Pour note, on soulignera à nouveau la comparaison avec Fukusaku que nous sommes ici bien éloignés de la trajectoire désespérée et auto-destructrice à l’œuvre dans son cimetière de la Morale, quasi contemporain de Shaolin Karaté. Pour mémoire, ce film nous donne à voir la vie misérable d’un ancien soldat devenu yakusa, et qui, après une vie de violence et de douleur, se suicide. On ne peut être plus antinomique dans l’appréhension d’une société japonaise en pleine mutation quoique le dojô de Shaolin Karaté ait tous les attributs du fantasme.

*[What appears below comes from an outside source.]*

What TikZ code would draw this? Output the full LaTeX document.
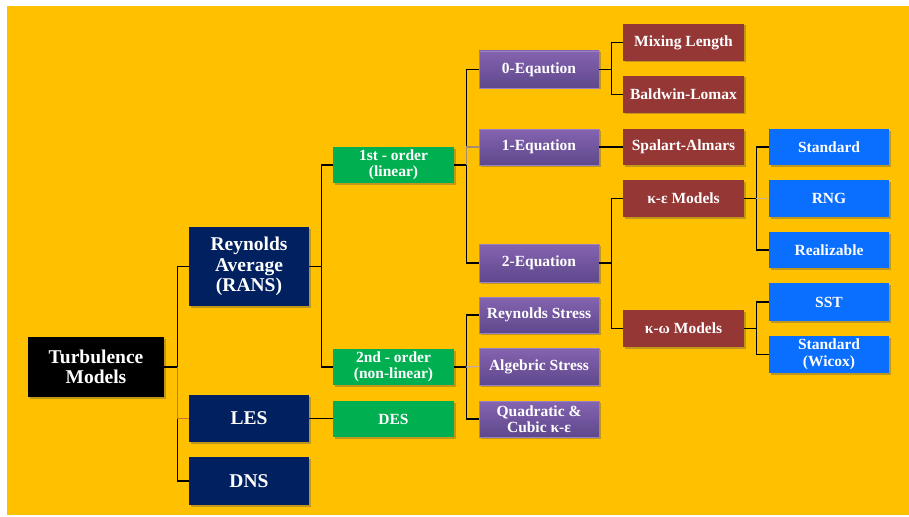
\documentclass[tikz,border=0pt]{standalone}
\usepackage{fontspec}
\setmainfont{Liberation Serif}
\usetikzlibrary{shadows}
\definecolor{bgorange}{HTML}{FFC000}
\definecolor{navyc}{HTML}{002060}
\definecolor{greenc}{HTML}{00B050}
\definecolor{brownc}{HTML}{953735}
\definecolor{bluec}{HTML}{0A6EFF}
\definecolor{purtop}{HTML}{8563B0}
\definecolor{purbot}{HTML}{5E488C}
\definecolor{purline}{HTML}{9C80C4}
\definecolor{lesline}{HTML}{D0703A}
\definecolor{oneline}{HTML}{A88A70}
\definecolor{asline}{HTML}{C8A8A8}
\definecolor{rngline}{HTML}{C8B090}
\tikzset{
  basebox/.style={rectangle, inner sep=1pt, align=center, text=white,
    font=\bfseries\fontsize{15.5}{16.5}\selectfont,
    drop shadow={shadow xshift=1.5pt, shadow yshift=-1.5pt, opacity=0.35, fill=black!70}},
  bigbox/.style={basebox, font=\bfseries\fontsize{19.5}{20.5}\selectfont},
  rootbox/.style={bigbox, fill=black, minimum width=136pt, minimum height=60pt},
  navybox/.style={bigbox, fill=navyc, minimum width=120pt},
  greenbox/.style={basebox, fill=greenc, minimum width=121pt, minimum height=36pt},
  purplebox/.style={basebox, top color=purtop, bottom color=purbot, draw=purline, line width=0.6pt, minimum width=120pt, minimum height=36pt},
  brownbox/.style={basebox, fill=brownc, minimum width=121pt, minimum height=37pt},
  bluebox/.style={basebox, fill=bluec, minimum width=120pt, minimum height=36pt},
  link/.style={draw=black, line width=1.3pt},
}
\begin{document}
\begin{tikzpicture}[x=1pt,y=-1pt]
\useasboundingbox (0,0) rectangle (909,516);
\fill[white] (0,0) rectangle (909,516);
\fill[bgorange] (7,6) rectangle (909,515);

% level 0 / 1
\node[rootbox] (root) at (96,367) {Turbulence\\Models};
\node[navybox, minimum height=79pt] (rans) at (249,266.5) {Reynolds\\Average\\(RANS)};
\node[navybox, minimum height=47pt] (les) at (249,418.5) {LES};
\node[navybox, minimum height=48pt] (dns) at (249,481) {DNS};

% level 2
\node[greenbox] (first) at (393.5,165) {1st - order\\(linear)};
\node[greenbox] (second) at (393.5,367) {2nd - order\\(non-linear)};
\node[greenbox] (des) at (393.5,419) {DES};

% level 3
\node[purplebox, minimum height=37pt] (zero) at (539,69.5) {0-Eqaution};
\node[purplebox] (one) at (539,147) {1-Equation};
\node[purplebox, minimum height=38pt] (two) at (539,263) {2-Equation};
\node[purplebox] (rs) at (539,315) {Reynolds Stress};
\node[purplebox, minimum height=37pt] (as) at (539,366.5) {Algebric Stress};
\node[purplebox] (qc) at (539,419) {Quadratic \&\\Cubic κ-ε};

% level 4
\node[brownbox] (ml) at (683.5,42.5) {Mixing Length};
\node[brownbox] (bl) at (683.5,94.5) {Baldwin-Lomax};
\node[brownbox, minimum height=36pt] (sa) at (683.5,147) {Spalart-Almars};
\node[brownbox] (ke) at (683.5,198.5) {κ-ε Models};
\node[brownbox] (kw) at (683.5,328.5) {κ-ω Models};

% level 5
\node[bluebox] (std) at (829,147) {Standard};
\node[bluebox, minimum height=37pt] (rng) at (829,198.5) {RNG};
\node[bluebox] (real) at (829,250) {Realizable};
\node[bluebox, minimum height=38pt] (sst) at (829,302) {SST};
\node[bluebox, minimum height=37pt] (wil) at (829,354.5) {Standard\\(Wicox)};

% connectors
\path[link] (root.east) -- ++(13,0) |- (rans.west);
\path[link] (root.east) -- ++(13,0) |- (dns.west);
\path[link, draw=lesline] (root.east) ++(13,0) |- (les.west);

\path[link] (rans.east) -- ++(12,0) |- (first.west);
\path[link] (rans.east) -- ++(12,0) |- (second.west);
\path[link] (les.east) -- (les.east -| des.west);

\path[link] (first.east) -- ++(12,0) |- (zero.west);
\path[link] (first.east) -- ++(12,0) |- (two.west);
\path[link, draw=oneline] (first.east) ++(12,0) |- (one.west);

\path[link] (second.east) -- ++(12,0) |- (rs.west);
\path[link] (second.east) -- ++(12,0) |- (qc.west);
\path[link, draw=asline] (second.east) ++(12,0) -- (as.west);

\path[link] (zero.east) -- ++(12,0) |- (ml.west);
\path[link] (zero.east) -- ++(12,0) |- (bl.west);
\path[link] (one.east) -- (one.east -| sa.west);
\path[link] (two.east) -- ++(12,0) |- (ke.west);
\path[link] (two.east) -- ++(12,0) |- (kw.west);

\path[link] (ke.east) -- ++(12,0) |- (std.west);
\path[link] (ke.east) -- ++(12,0) |- (real.west);
\path[link, draw=rngline] (ke.east) ++(12,0) -- (rng.west);

\path[link] (kw.east) -- ++(12,0) |- (sst.west);
\path[link] (kw.east) -- ++(12,0) |- (wil.west);
\end{tikzpicture}
\end{document}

Mais peut-être l’élément le plus audacieux, et en même temps le plus évident (ne serait-ce que par son titre d’exportation, condensation éclairante), qu’apporte Shaolin Karaté à la mythologie de sa star, réside dans l’affirmation de son métissage. Les influences chinoises de son style martial en font en effet une figure au confluent de plusieurs cultures. Sonny Chiba, en star usinée pour contrer la déferlante « kung fu », dont le plus grand succès, Streetfighter, ne se conçoit pas hors de l’influence du Opération Dragon de Bruce Lee, se voit dès lors légitimé dans son altérité. Cette héroïsation du métis se double de références, tout au long du film et par la bouche de Doshin So, aux exactions japonaises commises en Chine durant la 2nde guerre Mondiale : un sujet longtemps tabou, que le rapprochement sino-américain contemporain du film contribua à faire éclater. Le réalisateur de Shaolin Karaté, Norifumi Suzuki, dote le film de karaté, sous-genre hybride, d’une identité propre, fondée sur le métissage et la remise en question d’une culture guerrière traditionnaliste, que la star Chiba exemplifie et supporte.